WHAT TO PRODUCE: Starting at the first line of the listing below, retype each line up to and including the one that contains "[458,332,[[456,350]]],[469,345],[491,335]];". Leave pictures out.

DATA SHOWN:

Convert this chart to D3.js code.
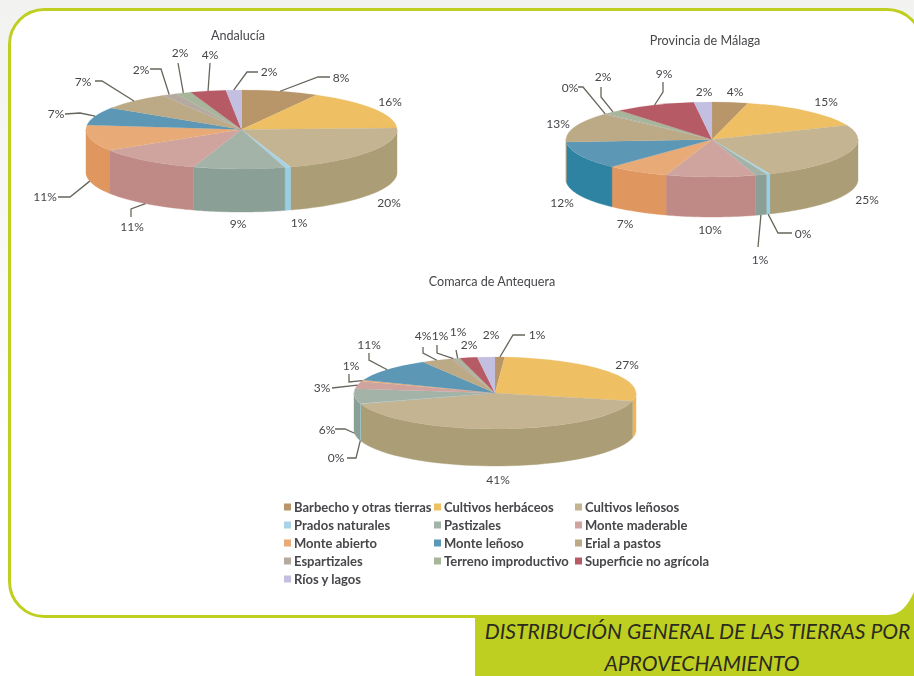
<!DOCTYPE html>
<html><head><meta charset="utf-8">
<style>html,body{margin:0;padding:0;background:#fff;overflow:hidden}svg{display:block}</style>
<script src="https://cdn.jsdelivr.net/npm/d3@7"></script></head><body>
<svg id="c" width="914" height="676" viewBox="0 0 914 676"></svg>
<script>
const categories = ["Barbecho y otras tierras","Cultivos herbáceos","Cultivos leñosos","Prados naturales","Pastizales","Monte maderable","Monte abierto","Monte leñoso","Erial a pastos","Espartizales","Terreno improductivo","Superficie no agrícola","Ríos y lagos"];
const andalucia = [8.0,16.4,20.49,0.6,9.49,11.2,10.6,7.4,7.3,1.6,1.6,3.7,1.6];
const malaga    = [4.0,15.0,25.0,0.4,1.3,10.0,7.0,12.0,13.0,0.4,2.0,9.0,2.0];
const antequera = [1.1,27.4,41.4,0.2,6.49,3.4,0.6,10.6,3.5,0.5,0.5,2.0,2.0];
const topColors  = ["#b8966a","#eec064","#c4b491","#a8d3e6","#a3b3a8","#cfa49f","#e8ab78","#5b97b5","#bca985","#b5aaa0","#a7b59a","#b65a66","#c3bfe0"];
const sideColors = ["#a88658","#ecb658","#ab9e76","#96cfe6","#8aa096","#bf8a85","#e0965f","#2f83a3","#a8946e","#a2978c","#93a287","#a24a56","#b0acd0"];

// Label placement (text centre, then the elbows of the leader running back to the slice).
const andaluciaLabels = [
  [341,78,[[330,77],[318,77]]],[390,102],[389,203],[299,223],[238,224],
  [132,227,[[131,217],[131,209]]],[45,197,[[58,197],[70,197]]],[56,114,[[65,114],[80,113]]],
  [83,82,[[95,81],[102,81]]],[141,70,[[150,69],[161,69]]],[180,53,[[178,63]]],[210,55,[[210,63]]],
  [269,72,[[258,72],[247,72]]]];
const malagaLabels = [
  [735,92],[826,102],[867,200],[803,234,[[792,233],[778,233]]],[760,260,[[758,247]]],
  [710,230],[625,224],[562,203],[558,124],[570,88,[[578,87],[583,87]]],
  [603,77,[[601,87],[601,97]]],[664,74,[[663,82],[663,92]]],[704,92]];
const antequeraLabels = [
  [537,335,[[525,335],[513,335]]],[627,365],[498,480],[336,458,[[347,458],[356,458]]],
  [327,430,[[335,429],[345,429]]],[322,388,[[332,388]]],[351,366,[[349,374],[349,382]]],
  [369,345,[[369,353],[369,360]]],[423,336,[[423,347],[423,353]]],[440,336,[[437,345],[437,353]]],
  [458,332,[[456,350]]],[469,345],[491,335]];

const pies = [
  {title:"Andalucía",tx:238,ty:35,values:andalucia,labels:andaluciaLabels,cx:241.5,cy:129.5,rx:155.5,ry:39.5,depth:43},
  {title:"Provincia de Málaga",tx:705,ty:40,values:malaga,labels:malagaLabels,cx:712,cy:139.5,rx:146,ry:37.5,depth:40},
  {title:"Comarca de Antequera",tx:492,ty:281,values:antequera,labels:antequeraLabels,cx:495,cy:393,rx:141,ry:36,depth:37}
];

const svg = d3.select("#c");
const FONT = "Lato, 'Noto Sans', sans-serif";
const GREEN = "#bfcf21", INK = "#46464a";
const defs = svg.append("defs");
defs.append("filter").attr("id","soft").attr("x","-5%").attr("y","-5%").attr("width","110%").attr("height","110%")
  .append("feGaussianBlur").attr("stdDeviation",0.55);
defs.append("filter").attr("id","softT").attr("x","-5%").attr("y","-20%").attr("width","110%").attr("height","140%")
  .append("feGaussianBlur").attr("stdDeviation",0.3);
const grad = defs.append("linearGradient").attr("id","paper").attr("x1",0).attr("y1",0).attr("x2",0).attr("y2",1);
grad.append("stop").attr("offset",0).attr("stop-color","#f2f2f1");
grad.append("stop").attr("offset",0.35).attr("stop-color","#f8f8f7");
grad.append("stop").attr("offset",0.7).attr("stop-color","#ffffff");

svg.append("rect").attr("width",914).attr("height",676).attr("fill","url(#paper)");
svg.append("rect").attr("x",9.5).attr("y",9.5).attr("width",912.5).attr("height",607)
  .attr("rx",35).attr("ry",35).attr("fill","#fff").attr("stroke",GREEN).attr("stroke-width",3);
// bottom-right corner of the frame runs into the caption band
svg.append("path").attr("d",d3.line().curve(d3.curveBasis)([[884,616],[898,614],[908,604],[914,592]])+"L914,618L884,618Z").attr("fill",GREEN);
svg.append("rect").attr("x",475).attr("y",616).attr("width",439).attr("height",60).attr("fill",GREEN);
const cap = svg.append("g").attr("font-family",FONT).attr("font-style","italic").attr("fill","#2a2a20").attr("font-size",21.1).attr("text-anchor","middle");
cap.append("text").attr("x",697.5).attr("y",639).text("DISTRIBUCIÓN GENERAL DE LAS TIERRAS POR");
cap.append("text").attr("x",702).attr("y",671).text("APROVECHAMIENTO");

const pieGen = d3.pie().sort(null).value(d=>d).startAngle(0).endAngle(2*Math.PI);
const frontStart = Math.PI/2, frontEnd = 3*Math.PI/2;

pies.forEach(p=>{
  const arcs = pieGen(p.values);
  const g = svg.append("g");
  const art = g.append("g").attr("filter","url(#soft)");
  const px = a => p.cx + p.rx*Math.sin(a);
  const py = a => p.cy - p.ry*Math.cos(a);
  const wall = d3.area().x(a=>px(a)).y0(a=>py(a)).y1(a=>py(a)+p.depth);
  // side wall: only the part of each slice facing the viewer
  arcs.forEach((s,i)=>{
    const a0=Math.max(s.startAngle,frontStart), a1=Math.min(s.endAngle,frontEnd);
    if(a1<=a0) return;
    const steps=d3.range(0,41).map(k=>a0+(a1-a0)*k/40);
    art.append("path").attr("d",wall(steps)).attr("fill",sideColors[i]).attr("stroke",sideColors[i]).attr("stroke-width",0.4);
  });
  // top face: circular arcs squashed into the ellipse
  const arc = d3.arc().innerRadius(0).outerRadius(p.rx);
  const top = art.append("g").attr("transform",`translate(${p.cx},${p.cy}) scale(1,${p.ry/p.rx})`);
  arcs.forEach((s,i)=>{
    top.append("path").attr("d",arc(s)).attr("fill",topColors[i]).attr("stroke",topColors[i]).attr("stroke-width",0.3);
  });
  // leaders + labels
  const line = d3.line();
  const txt = g.append("g").attr("filter","url(#softT)");
  arcs.forEach((s,i)=>{
    const l=p.labels[i]; if(!l) return;
    if(l[2]){
      const mid=(s.startAngle+s.endAngle)/2;
      const front=mid>frontStart&&mid<frontEnd;
      const anchor=[px(mid),py(mid)+(front?p.depth:0)];
      txt.append("path").attr("d",line([...l[2],anchor])).attr("fill","none").attr("stroke","#66665c").attr("stroke-width",1.3);
    }
    txt.append("text").attr("x",l[0]).attr("y",l[1]).attr("dy","0.36em").attr("text-anchor","middle")
      .attr("font-family",FONT).attr("font-size",12).attr("fill",INK).text(Math.round(s.value)+"%");
  });
  txt.append("text").attr("x",p.tx).attr("y",p.ty).attr("dy","0.36em").attr("text-anchor","middle")
    .attr("font-family",FONT).attr("font-size",12.6).attr("fill",INK).text(p.title);
});

// legend
const legendCols=[284,434,575], rowY=d3.scaleLinear().domain([0,4]).range([507,579]);
const leg=svg.append("g").attr("filter","url(#softT)");
categories.forEach((c,i)=>{
  const col=i%3,row=Math.floor(i/3);
  leg.append("rect").attr("x",legendCols[col]).attr("y",rowY(row)-3.5).attr("width",7).attr("height",7).attr("fill",topColors[i]);
  leg.append("text").attr("x",legendCols[col]+10).attr("y",rowY(row)).attr("dy","0.36em")
    .attr("font-family",FONT).attr("font-weight",700).attr("font-size",13).attr("fill",INK).text(c);
});
</script></body></html>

EXPECTED ANSWER:
Convert this chart to D3.js code.
<!DOCTYPE html>
<html><head><meta charset="utf-8">
<style>html,body{margin:0;padding:0;background:#fff;overflow:hidden}svg{display:block}</style>
<script src="https://cdn.jsdelivr.net/npm/d3@7"></script></head><body>
<svg id="c" width="914" height="676" viewBox="0 0 914 676"></svg>
<script>
const categories = ["Barbecho y otras tierras","Cultivos herbáceos","Cultivos leñosos","Prados naturales","Pastizales","Monte maderable","Monte abierto","Monte leñoso","Erial a pastos","Espartizales","Terreno improductivo","Superficie no agrícola","Ríos y lagos"];
const andalucia = [8.0,16.4,20.49,0.6,9.49,11.2,10.6,7.4,7.3,1.6,1.6,3.7,1.6];
const malaga    = [4.0,15.0,25.0,0.4,1.3,10.0,7.0,12.0,13.0,0.4,2.0,9.0,2.0];
const antequera = [1.1,27.4,41.4,0.2,6.49,3.4,0.6,10.6,3.5,0.5,0.5,2.0,2.0];
const topColors  = ["#b8966a","#eec064","#c4b491","#a8d3e6","#a3b3a8","#cfa49f","#e8ab78","#5b97b5","#bca985","#b5aaa0","#a7b59a","#b65a66","#c3bfe0"];
const sideColors = ["#a88658","#ecb658","#ab9e76","#96cfe6","#8aa096","#bf8a85","#e0965f","#2f83a3","#a8946e","#a2978c","#93a287","#a24a56","#b0acd0"];

// Label placement (text centre, then the elbows of the leader running back to the slice).
const andaluciaLabels = [
  [341,78,[[330,77],[318,77]]],[390,102],[389,203],[299,223],[238,224],
  [132,227,[[131,217],[131,209]]],[45,197,[[58,197],[70,197]]],[56,114,[[65,114],[80,113]]],
  [83,82,[[95,81],[102,81]]],[141,70,[[150,69],[161,69]]],[180,53,[[178,63]]],[210,55,[[210,63]]],
  [269,72,[[258,72],[247,72]]]];
const malagaLabels = [
  [735,92],[826,102],[867,200],[803,234,[[792,233],[778,233]]],[760,260,[[758,247]]],
  [710,230],[625,224],[562,203],[558,124],[570,88,[[578,87],[583,87]]],
  [603,77,[[601,87],[601,97]]],[664,74,[[663,82],[663,92]]],[704,92]];
const antequeraLabels = [
  [537,335,[[525,335],[513,335]]],[627,365],[498,480],[336,458,[[347,458],[356,458]]],
  [327,430,[[335,429],[345,429]]],[322,388,[[332,388]]],[351,366,[[349,374],[349,382]]],
  [369,345,[[369,353],[369,360]]],[423,336,[[423,347],[423,353]]],[440,336,[[437,345],[437,353]]],
  [458,332,[[456,350]]],[469,345],[491,335]];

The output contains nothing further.